Brown, who is from Jamaica, said it is unfortunate that all international students have to pay for the actions of others.
"Unfortunately for those of us who are honest and law-abiding, we have to pay for the actions of those who take too much advantage of a system meant to help us better ourselves," she said.
United States versus the world
While Harald Leder, interim director of the University's Academic Programs Abroad, said that while SEVIS enables the government to monitor students, it is also making life more difficult for international students.
They have to be cautious about not getting out of status, Leder said.
He said SEVIS ties international students to the campus where they attend school.
"It is not as easy to enroll in other universities as it used to be," he said.
International students who fall out of compliance with the program can suffer dramatic consequences such as deportation.
"I would submit to you that almost all of them never intend to do anything illegal, but the system looks at them just strictly as any potential troublemaker," Leder said.
But Wortzel said the government has a right to monitor these students since it has granted them the visa to attend school within its border.
"It is not up to the student to make a decision about what he or she wants to do. They are not American citizens. They applied to come to the United States," he said. "I don't feel bad for those students at the universities. If they don't like it, they can go somewhere else."
Leder said positions like Wortzel's could eventually be harmful to the United States.
The United States can no longer assume students will continue coming here if they keep telling them to go home, Leder said.
International students translate into research and resource, he said, but competition from other countries are drawing students away from American universities.
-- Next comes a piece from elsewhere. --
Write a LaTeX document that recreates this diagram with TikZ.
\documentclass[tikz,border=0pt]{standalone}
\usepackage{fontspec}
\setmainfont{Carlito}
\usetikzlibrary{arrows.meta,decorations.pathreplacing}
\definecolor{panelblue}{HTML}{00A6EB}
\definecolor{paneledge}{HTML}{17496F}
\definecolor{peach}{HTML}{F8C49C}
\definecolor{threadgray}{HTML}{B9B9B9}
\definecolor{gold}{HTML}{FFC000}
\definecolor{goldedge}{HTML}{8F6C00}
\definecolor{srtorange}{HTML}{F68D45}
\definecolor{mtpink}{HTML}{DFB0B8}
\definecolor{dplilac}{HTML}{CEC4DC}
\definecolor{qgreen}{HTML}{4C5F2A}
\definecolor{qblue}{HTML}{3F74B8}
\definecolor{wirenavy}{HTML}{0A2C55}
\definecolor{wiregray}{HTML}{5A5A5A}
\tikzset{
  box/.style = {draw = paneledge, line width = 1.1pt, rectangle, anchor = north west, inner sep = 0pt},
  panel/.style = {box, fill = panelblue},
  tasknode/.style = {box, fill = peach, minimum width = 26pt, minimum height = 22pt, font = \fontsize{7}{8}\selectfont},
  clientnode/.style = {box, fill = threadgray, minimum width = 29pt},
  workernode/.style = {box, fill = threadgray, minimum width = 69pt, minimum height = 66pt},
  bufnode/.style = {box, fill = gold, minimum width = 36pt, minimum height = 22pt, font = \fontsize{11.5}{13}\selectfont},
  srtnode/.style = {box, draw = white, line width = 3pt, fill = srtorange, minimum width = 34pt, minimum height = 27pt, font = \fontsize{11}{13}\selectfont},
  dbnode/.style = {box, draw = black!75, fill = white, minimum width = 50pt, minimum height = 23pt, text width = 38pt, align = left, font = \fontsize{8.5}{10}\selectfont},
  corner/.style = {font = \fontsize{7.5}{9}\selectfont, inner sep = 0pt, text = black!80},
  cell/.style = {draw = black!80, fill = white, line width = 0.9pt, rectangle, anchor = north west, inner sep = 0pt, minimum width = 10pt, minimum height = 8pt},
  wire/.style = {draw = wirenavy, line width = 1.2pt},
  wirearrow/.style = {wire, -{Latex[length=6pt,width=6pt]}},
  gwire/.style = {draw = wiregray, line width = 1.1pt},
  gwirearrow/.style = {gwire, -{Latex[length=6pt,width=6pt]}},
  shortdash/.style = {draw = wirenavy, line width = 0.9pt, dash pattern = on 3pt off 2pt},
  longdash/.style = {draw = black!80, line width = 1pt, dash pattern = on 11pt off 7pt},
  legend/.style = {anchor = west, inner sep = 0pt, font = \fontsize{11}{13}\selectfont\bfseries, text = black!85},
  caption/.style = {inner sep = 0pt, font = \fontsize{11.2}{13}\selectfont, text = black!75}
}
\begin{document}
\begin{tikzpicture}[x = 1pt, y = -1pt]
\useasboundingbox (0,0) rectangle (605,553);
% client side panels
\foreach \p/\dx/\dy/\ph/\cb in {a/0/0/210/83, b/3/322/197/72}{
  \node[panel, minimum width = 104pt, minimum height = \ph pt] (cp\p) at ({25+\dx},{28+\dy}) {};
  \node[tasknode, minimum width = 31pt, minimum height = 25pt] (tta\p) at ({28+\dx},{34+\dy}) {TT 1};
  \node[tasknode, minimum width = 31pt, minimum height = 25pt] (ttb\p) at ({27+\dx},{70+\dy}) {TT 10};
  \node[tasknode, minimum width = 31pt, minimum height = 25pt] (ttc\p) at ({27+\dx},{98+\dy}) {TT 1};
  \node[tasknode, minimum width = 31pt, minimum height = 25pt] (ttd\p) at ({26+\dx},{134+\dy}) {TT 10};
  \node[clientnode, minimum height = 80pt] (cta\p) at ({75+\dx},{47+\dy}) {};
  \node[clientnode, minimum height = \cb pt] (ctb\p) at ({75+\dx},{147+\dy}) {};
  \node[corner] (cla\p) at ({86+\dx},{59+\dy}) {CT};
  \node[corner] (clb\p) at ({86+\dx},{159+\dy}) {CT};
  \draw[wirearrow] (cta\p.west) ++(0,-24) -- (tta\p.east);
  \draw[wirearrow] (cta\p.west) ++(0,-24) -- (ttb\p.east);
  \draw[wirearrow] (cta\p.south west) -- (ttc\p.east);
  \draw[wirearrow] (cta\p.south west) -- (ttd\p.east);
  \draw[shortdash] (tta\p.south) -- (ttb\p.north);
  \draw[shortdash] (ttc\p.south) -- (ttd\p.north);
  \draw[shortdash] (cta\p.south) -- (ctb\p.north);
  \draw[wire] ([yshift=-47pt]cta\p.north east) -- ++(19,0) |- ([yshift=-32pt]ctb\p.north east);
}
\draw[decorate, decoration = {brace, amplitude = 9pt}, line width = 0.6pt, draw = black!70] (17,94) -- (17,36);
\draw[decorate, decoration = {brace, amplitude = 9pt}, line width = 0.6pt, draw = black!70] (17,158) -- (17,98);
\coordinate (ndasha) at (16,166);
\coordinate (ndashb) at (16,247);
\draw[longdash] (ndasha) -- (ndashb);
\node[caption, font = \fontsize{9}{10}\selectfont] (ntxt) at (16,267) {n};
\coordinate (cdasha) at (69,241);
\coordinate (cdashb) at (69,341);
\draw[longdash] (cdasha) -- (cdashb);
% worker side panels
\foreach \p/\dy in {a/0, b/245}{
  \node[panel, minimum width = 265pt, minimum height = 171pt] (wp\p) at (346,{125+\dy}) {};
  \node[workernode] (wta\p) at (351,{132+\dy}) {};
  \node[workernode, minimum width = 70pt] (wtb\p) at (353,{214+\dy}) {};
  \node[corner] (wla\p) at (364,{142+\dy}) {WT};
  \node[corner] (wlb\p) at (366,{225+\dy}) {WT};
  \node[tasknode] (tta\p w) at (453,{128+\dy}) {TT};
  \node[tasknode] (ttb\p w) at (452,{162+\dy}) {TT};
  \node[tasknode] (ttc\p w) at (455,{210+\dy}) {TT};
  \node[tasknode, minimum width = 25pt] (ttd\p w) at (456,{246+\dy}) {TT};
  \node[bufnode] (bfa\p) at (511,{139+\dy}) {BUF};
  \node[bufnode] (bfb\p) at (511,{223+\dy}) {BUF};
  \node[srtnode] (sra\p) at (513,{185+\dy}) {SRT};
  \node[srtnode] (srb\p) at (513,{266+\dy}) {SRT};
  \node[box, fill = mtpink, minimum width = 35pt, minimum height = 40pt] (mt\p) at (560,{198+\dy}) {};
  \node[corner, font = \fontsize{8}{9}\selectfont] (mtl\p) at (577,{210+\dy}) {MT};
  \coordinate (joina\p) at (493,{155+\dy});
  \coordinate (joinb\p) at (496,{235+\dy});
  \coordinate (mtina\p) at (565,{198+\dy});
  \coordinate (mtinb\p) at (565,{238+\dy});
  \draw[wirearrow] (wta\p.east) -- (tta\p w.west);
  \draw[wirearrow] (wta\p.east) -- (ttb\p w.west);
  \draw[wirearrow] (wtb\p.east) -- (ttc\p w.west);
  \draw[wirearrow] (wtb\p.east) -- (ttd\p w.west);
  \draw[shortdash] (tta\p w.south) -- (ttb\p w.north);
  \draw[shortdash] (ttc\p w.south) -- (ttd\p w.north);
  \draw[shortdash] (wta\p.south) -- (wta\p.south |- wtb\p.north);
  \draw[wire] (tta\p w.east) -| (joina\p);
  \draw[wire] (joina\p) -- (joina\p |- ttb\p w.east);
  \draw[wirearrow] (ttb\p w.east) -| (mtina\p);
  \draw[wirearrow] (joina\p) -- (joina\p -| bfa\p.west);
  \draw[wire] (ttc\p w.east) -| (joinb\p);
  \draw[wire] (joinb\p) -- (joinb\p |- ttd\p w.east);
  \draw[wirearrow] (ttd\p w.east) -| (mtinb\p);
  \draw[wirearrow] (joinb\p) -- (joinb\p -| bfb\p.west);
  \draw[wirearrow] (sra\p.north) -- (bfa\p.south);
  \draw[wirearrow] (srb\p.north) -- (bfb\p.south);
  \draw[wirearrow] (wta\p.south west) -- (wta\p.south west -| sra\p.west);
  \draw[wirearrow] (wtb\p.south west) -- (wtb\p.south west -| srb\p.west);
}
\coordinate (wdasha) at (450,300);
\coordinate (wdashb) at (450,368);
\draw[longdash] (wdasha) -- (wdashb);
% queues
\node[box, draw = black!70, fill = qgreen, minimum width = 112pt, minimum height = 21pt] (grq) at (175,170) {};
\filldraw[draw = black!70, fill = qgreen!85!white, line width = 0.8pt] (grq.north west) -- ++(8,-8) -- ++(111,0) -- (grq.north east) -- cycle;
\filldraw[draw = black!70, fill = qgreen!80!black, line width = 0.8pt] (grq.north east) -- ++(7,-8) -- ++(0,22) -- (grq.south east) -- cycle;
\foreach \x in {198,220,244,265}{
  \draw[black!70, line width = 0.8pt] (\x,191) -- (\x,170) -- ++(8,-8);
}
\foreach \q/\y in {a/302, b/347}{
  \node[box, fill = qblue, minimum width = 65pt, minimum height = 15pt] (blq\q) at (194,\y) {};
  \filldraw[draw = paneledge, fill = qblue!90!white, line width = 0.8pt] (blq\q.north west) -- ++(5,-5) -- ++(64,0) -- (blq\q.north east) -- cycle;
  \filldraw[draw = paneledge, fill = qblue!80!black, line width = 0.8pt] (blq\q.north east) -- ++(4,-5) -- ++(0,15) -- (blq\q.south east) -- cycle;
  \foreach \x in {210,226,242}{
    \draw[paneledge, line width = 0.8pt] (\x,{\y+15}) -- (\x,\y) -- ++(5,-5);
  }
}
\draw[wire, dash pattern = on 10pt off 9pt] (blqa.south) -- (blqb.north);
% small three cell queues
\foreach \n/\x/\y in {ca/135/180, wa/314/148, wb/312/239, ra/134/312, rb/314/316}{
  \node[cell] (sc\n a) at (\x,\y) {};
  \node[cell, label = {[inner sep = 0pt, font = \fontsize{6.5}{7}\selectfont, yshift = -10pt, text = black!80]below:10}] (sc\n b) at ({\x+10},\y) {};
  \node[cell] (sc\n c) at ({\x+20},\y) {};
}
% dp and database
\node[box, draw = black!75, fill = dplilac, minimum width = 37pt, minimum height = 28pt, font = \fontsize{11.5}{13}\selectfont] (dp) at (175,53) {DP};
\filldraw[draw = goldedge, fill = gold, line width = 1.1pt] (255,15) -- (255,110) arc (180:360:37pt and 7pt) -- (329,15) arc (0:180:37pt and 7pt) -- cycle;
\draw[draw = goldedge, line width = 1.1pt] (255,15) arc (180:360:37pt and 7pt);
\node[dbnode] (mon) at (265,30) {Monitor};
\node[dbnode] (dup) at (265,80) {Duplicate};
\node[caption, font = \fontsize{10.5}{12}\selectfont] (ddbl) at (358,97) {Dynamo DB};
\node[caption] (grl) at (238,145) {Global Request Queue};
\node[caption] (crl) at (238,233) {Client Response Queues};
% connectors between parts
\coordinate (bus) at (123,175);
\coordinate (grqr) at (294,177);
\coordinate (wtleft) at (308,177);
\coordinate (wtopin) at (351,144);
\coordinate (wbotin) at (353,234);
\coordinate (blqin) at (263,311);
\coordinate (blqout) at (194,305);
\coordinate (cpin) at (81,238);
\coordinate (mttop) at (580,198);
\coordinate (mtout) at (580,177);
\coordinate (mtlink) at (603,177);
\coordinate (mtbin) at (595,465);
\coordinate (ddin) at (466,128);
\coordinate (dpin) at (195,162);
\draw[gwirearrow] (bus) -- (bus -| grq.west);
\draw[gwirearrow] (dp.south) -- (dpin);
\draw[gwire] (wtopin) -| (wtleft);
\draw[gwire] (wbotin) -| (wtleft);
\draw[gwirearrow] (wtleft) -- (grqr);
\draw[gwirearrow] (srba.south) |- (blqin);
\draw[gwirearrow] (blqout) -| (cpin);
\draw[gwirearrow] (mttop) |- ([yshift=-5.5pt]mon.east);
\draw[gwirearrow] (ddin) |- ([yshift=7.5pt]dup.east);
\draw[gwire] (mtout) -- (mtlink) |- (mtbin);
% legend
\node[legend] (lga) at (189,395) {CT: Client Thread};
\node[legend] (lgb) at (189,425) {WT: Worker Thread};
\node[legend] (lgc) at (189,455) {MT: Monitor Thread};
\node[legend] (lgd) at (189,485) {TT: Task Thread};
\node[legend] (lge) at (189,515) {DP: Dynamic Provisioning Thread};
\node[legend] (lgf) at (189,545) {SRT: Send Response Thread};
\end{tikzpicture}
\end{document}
The best and brightest international students now have more options, Leder said. Telling students they can go away if they do not support U.S. policies could be dangerous.
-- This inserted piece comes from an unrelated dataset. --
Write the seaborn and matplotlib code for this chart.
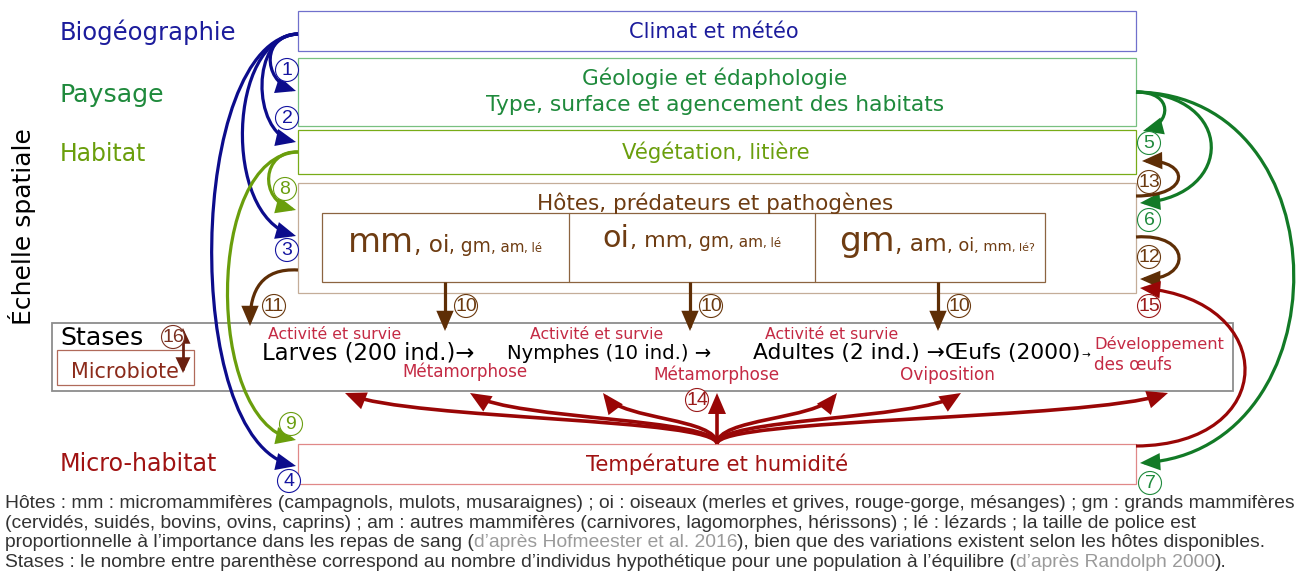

A November 2005 "Open Doors" report from the Institute of International Education supports Leder's claims.
The report found that international student enrollment in U.S. colleges and universities experienced a slight decline.
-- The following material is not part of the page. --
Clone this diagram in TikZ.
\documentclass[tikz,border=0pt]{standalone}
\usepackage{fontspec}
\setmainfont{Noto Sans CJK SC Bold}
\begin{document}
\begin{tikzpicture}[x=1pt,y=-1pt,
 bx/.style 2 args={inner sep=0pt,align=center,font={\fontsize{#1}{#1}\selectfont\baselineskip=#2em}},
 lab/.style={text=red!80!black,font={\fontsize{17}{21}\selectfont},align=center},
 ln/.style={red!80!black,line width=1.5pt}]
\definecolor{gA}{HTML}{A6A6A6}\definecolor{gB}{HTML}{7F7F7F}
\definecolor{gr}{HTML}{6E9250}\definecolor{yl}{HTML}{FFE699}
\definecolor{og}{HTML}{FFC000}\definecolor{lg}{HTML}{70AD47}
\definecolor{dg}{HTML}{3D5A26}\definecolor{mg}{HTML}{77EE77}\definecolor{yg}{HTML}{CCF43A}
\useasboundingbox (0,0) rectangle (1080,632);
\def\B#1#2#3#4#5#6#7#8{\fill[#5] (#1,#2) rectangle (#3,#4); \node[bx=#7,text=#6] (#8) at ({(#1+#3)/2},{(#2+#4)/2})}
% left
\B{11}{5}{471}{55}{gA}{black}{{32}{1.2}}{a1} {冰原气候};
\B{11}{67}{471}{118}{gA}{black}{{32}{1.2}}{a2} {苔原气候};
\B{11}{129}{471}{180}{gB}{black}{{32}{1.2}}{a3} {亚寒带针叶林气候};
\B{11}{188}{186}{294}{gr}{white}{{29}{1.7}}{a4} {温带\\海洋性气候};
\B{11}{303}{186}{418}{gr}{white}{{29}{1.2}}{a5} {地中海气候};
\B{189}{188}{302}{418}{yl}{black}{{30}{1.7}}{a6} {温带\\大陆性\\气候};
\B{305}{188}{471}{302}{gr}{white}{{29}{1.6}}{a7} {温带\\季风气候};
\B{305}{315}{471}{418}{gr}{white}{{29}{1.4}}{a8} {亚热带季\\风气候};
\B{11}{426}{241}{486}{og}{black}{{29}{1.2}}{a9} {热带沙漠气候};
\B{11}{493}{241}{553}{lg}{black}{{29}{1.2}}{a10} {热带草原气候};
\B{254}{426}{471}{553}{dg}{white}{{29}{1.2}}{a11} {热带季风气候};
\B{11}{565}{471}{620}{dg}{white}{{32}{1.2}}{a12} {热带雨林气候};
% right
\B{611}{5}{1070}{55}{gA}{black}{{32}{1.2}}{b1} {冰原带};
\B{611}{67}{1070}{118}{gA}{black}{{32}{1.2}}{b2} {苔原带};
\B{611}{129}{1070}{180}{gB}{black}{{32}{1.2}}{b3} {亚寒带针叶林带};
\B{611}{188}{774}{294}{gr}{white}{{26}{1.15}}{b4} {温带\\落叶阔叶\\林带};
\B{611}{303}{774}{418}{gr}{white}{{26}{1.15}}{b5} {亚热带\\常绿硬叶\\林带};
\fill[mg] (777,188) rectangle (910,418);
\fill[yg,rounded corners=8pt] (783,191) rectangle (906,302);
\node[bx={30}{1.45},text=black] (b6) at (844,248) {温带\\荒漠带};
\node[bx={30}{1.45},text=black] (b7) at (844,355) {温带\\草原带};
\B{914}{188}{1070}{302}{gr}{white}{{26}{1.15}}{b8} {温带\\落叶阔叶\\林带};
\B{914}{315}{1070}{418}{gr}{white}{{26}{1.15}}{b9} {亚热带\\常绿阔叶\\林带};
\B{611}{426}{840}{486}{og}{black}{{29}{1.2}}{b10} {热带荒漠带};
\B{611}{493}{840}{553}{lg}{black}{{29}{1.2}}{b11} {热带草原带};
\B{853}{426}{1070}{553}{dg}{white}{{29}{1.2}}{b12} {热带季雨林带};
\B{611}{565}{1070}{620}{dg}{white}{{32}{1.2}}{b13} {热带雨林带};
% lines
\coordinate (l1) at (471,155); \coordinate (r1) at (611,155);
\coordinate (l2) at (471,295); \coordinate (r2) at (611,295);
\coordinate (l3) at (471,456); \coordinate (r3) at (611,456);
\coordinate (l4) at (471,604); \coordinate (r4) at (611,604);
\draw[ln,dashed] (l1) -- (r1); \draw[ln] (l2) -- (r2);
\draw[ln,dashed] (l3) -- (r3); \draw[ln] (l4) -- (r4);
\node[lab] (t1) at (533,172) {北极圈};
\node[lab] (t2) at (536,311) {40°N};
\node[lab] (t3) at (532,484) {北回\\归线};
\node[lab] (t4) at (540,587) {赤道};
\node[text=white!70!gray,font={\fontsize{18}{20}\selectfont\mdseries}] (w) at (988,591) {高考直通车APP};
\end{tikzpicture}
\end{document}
According to the report, the decline can be attributed to increasing U.S. tuition costs, recruitment efforts by other countries and perceptions that it is more difficult to come to the United States.
The report also noted concerns among foreign students about difficulties in obtaining student visas.
"If we no longer import people, we will no longer be the top nation in the world," Leder said.
Conversion Rates
Zowril Razik, industrial engineering senior from Sri Lanka, said he did not think the SEVIS process is a hassle because it was a part of the visa process.
Like Brown, Razik said he understands the reasons the government is tracking students.
Brown said she paid for SEVIS before she left home but never took it out of the packet.
"It was never asked for, and I wondered if I really needed it," she said in an e-mail.
And Brown said the system does not intimidate her.
Like Brown, Razik said he understands why some students would feel uncomfortable with the program, but he also understands why the government tracks students.
Other students said the same, but they also said the $100 non-refundable fee is what bothers them most.
SEVIS directly charges the non-refundable fee to students, Bizette said.
Venkata Chakka, mechanical engineering graduate student, said the fee is a burden.
"I don't know what they will do with the money," he said.
Chakka, who is from Andhara Pradesh, India, said students are not reimbursed if their visa applications are rejected.